━━ DATA ROWS
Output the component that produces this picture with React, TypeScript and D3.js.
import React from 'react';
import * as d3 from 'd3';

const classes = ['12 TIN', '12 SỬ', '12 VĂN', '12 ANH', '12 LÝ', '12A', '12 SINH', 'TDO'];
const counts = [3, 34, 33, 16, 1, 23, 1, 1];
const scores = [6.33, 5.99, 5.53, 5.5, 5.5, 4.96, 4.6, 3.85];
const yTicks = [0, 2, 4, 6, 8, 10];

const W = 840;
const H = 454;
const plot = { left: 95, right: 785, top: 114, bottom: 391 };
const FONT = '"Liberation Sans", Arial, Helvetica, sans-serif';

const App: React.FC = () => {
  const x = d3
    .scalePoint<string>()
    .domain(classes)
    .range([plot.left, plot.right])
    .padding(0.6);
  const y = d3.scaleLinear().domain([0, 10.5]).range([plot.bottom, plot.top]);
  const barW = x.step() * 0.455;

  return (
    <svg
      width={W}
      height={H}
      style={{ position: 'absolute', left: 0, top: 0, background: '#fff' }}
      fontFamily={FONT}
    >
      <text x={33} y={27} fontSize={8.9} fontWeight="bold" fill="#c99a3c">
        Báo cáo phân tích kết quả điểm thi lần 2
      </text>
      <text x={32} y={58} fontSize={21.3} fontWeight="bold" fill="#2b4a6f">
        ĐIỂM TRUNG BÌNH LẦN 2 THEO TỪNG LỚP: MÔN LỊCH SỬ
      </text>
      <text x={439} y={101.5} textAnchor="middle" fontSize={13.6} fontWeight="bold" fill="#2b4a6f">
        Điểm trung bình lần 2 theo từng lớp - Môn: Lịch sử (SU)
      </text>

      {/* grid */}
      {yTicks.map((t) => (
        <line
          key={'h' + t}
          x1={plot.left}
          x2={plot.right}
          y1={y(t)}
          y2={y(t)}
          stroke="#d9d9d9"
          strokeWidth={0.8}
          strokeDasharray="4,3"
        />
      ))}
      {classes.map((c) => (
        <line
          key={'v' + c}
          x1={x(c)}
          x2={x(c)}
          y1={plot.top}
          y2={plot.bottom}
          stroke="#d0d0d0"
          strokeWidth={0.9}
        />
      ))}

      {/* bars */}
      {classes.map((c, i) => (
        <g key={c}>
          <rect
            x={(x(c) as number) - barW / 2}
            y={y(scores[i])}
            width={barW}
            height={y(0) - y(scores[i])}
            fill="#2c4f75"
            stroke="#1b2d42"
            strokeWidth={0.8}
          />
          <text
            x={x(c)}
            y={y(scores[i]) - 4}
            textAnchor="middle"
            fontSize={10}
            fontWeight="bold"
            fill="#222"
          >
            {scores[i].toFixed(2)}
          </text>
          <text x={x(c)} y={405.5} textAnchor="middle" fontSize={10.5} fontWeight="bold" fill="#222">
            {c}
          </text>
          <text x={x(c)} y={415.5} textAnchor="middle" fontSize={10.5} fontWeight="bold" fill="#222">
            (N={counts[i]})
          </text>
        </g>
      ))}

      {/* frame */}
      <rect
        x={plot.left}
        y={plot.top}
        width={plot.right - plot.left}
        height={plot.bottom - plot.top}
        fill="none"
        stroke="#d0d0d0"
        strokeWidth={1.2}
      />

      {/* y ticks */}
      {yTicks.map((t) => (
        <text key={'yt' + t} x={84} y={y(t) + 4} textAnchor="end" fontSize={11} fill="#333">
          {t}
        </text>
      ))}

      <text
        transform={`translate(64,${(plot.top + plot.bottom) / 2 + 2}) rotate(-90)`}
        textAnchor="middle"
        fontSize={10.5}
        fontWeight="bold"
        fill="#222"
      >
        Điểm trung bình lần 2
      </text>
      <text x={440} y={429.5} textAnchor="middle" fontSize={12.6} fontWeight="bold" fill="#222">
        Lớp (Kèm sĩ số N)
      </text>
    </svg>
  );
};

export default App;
━━━━
━━ DATA ROWS
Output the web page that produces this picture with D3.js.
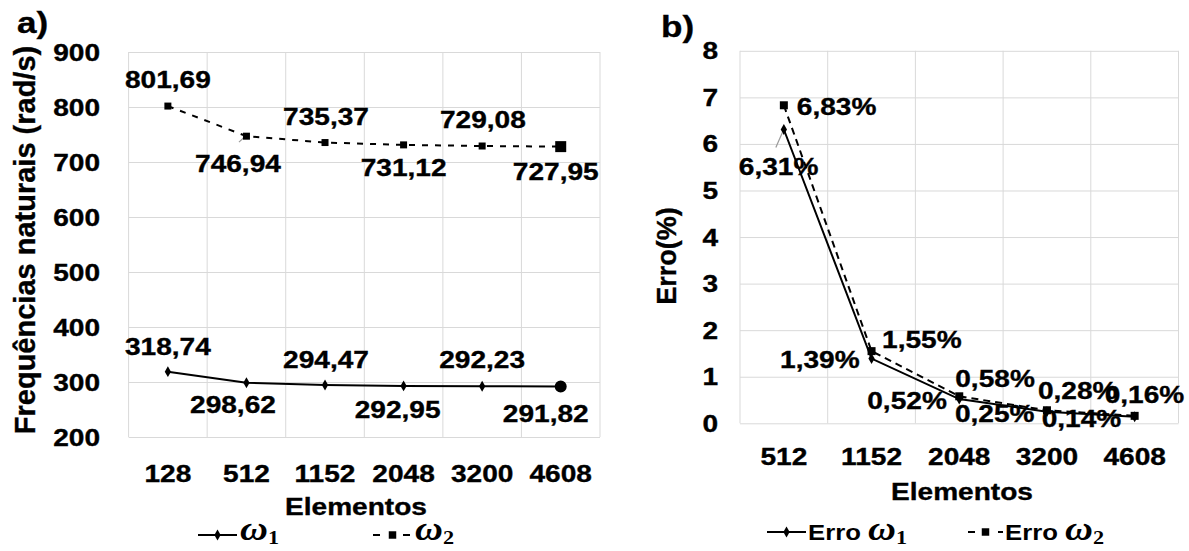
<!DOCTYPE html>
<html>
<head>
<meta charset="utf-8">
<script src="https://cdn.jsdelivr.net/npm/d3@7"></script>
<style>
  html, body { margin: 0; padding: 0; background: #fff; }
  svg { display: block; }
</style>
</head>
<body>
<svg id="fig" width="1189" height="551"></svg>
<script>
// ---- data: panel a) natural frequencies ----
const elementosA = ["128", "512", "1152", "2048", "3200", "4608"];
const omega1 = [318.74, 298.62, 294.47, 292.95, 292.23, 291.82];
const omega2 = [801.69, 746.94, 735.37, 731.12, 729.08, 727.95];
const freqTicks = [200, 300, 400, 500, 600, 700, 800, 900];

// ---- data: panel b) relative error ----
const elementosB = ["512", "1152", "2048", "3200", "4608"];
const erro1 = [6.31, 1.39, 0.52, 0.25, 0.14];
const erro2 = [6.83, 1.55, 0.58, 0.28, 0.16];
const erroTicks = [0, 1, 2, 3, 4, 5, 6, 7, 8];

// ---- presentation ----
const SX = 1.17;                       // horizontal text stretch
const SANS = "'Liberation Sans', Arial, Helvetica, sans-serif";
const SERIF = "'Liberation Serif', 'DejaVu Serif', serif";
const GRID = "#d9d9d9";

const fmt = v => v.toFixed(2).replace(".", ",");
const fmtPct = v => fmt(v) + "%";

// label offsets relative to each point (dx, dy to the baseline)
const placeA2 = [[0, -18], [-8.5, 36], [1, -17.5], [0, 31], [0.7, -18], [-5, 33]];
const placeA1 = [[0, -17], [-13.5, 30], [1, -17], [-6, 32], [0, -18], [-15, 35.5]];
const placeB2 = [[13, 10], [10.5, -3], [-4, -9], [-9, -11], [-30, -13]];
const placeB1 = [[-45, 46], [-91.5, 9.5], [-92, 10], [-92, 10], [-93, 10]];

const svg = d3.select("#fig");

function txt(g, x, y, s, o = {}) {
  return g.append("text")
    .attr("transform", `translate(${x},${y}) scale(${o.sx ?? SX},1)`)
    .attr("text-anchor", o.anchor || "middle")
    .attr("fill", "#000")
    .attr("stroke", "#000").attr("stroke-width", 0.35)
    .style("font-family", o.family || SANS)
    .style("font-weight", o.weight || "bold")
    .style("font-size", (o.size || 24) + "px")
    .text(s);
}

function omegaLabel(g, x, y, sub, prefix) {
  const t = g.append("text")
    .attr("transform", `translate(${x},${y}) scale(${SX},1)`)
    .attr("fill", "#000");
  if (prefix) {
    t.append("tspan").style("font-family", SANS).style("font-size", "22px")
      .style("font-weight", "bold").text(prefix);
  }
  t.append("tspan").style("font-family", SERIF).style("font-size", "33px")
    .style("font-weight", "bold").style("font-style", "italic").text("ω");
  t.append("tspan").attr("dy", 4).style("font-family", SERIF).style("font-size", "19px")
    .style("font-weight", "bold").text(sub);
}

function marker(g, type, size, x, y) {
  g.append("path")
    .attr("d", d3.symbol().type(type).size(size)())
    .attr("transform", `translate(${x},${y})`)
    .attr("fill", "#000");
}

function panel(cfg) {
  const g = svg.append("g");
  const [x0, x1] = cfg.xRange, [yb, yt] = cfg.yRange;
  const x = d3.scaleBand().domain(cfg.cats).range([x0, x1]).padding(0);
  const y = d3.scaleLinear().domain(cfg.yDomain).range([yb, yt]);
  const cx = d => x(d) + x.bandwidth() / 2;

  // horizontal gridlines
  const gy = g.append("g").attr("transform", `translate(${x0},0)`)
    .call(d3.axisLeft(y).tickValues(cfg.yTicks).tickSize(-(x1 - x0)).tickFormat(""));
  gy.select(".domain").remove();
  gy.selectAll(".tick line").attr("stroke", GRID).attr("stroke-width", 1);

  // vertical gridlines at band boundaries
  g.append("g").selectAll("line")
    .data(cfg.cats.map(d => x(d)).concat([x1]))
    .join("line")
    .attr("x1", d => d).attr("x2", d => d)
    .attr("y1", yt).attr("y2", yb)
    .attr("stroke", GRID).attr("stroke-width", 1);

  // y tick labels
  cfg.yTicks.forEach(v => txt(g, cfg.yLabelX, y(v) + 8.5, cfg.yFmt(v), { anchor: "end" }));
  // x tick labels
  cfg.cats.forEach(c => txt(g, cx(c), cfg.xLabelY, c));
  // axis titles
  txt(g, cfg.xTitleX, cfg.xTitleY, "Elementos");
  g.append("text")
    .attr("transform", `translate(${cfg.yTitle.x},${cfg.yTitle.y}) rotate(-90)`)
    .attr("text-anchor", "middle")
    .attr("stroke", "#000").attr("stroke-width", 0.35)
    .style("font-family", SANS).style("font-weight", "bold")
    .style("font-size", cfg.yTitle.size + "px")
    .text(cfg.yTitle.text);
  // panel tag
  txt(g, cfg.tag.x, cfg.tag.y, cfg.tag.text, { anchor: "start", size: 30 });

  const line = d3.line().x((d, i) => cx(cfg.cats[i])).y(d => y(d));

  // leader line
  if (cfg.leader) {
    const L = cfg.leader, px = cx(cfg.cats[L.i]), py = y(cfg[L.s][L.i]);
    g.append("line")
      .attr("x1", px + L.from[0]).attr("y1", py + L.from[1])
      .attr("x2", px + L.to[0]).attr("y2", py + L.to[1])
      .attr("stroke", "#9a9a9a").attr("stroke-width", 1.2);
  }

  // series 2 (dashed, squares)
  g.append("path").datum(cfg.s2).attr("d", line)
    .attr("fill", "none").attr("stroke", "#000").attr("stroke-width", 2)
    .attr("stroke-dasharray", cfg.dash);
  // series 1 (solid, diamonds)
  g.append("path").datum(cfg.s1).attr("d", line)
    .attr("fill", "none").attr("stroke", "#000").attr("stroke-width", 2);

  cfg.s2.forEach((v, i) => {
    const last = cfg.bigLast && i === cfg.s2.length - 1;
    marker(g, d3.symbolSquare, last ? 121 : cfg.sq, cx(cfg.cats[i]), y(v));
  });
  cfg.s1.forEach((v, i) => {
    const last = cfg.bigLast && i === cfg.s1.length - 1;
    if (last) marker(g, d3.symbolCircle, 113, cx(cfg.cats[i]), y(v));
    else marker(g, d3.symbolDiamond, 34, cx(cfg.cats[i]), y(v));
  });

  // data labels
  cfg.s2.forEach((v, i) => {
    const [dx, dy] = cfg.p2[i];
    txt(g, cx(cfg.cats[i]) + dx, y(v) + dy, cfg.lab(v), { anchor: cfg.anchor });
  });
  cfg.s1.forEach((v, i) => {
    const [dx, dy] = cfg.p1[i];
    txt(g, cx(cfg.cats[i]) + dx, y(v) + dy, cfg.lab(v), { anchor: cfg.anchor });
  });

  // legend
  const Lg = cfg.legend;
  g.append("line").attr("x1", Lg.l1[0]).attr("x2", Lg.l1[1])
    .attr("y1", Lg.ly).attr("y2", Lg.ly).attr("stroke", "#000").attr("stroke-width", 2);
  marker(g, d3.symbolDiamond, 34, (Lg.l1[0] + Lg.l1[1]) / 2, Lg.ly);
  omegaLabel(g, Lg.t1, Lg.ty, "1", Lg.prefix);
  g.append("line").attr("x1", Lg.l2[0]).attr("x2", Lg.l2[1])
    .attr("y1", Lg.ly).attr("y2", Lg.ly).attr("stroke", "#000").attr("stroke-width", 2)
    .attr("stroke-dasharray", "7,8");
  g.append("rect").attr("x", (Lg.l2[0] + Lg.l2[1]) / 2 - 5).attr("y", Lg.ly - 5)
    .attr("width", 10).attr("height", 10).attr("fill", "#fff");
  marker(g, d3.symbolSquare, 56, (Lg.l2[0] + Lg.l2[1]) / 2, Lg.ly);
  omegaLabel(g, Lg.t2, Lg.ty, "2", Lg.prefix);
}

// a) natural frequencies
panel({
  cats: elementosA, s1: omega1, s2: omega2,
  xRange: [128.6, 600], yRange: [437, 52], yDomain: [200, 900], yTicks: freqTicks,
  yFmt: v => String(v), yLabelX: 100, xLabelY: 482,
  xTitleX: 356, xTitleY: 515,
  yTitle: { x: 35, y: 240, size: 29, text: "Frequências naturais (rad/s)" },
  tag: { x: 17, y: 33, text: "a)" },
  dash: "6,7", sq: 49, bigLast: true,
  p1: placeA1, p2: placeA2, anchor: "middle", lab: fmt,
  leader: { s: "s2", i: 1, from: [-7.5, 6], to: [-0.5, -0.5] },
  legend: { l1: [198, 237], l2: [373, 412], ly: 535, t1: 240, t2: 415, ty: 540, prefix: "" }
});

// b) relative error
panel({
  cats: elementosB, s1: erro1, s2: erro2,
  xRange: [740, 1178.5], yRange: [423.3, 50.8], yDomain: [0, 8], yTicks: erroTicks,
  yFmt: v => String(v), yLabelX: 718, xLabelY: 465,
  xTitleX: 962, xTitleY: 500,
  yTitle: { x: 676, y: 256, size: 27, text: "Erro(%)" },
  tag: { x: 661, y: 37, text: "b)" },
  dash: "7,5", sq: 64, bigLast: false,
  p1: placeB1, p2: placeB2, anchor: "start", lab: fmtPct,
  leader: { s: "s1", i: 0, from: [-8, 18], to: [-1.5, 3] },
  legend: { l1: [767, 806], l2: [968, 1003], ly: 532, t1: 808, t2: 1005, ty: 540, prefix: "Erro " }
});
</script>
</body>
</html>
━━━━
» **PROBLEM DESCRIPTION**
The lines to return run from the one containing "Output the component" down to the one containing "const yTicks = [0, 2, 4, 6, 8, 10];"; give them exactly, both included, and no others.

» **EXERCISE RESULT**
Output the component that produces this picture with React, TypeScript and D3.js.
import React from 'react';
import * as d3 from 'd3';

const classes = ['12 TIN', '12 SỬ', '12 VĂN', '12 ANH', '12 LÝ', '12A', '12 SINH', 'TDO'];
const counts = [3, 34, 33, 16, 1, 23, 1, 1];
const scores = [6.33, 5.99, 5.53, 5.5, 5.5, 4.96, 4.6, 3.85];
const yTicks = [0, 2, 4, 6, 8, 10];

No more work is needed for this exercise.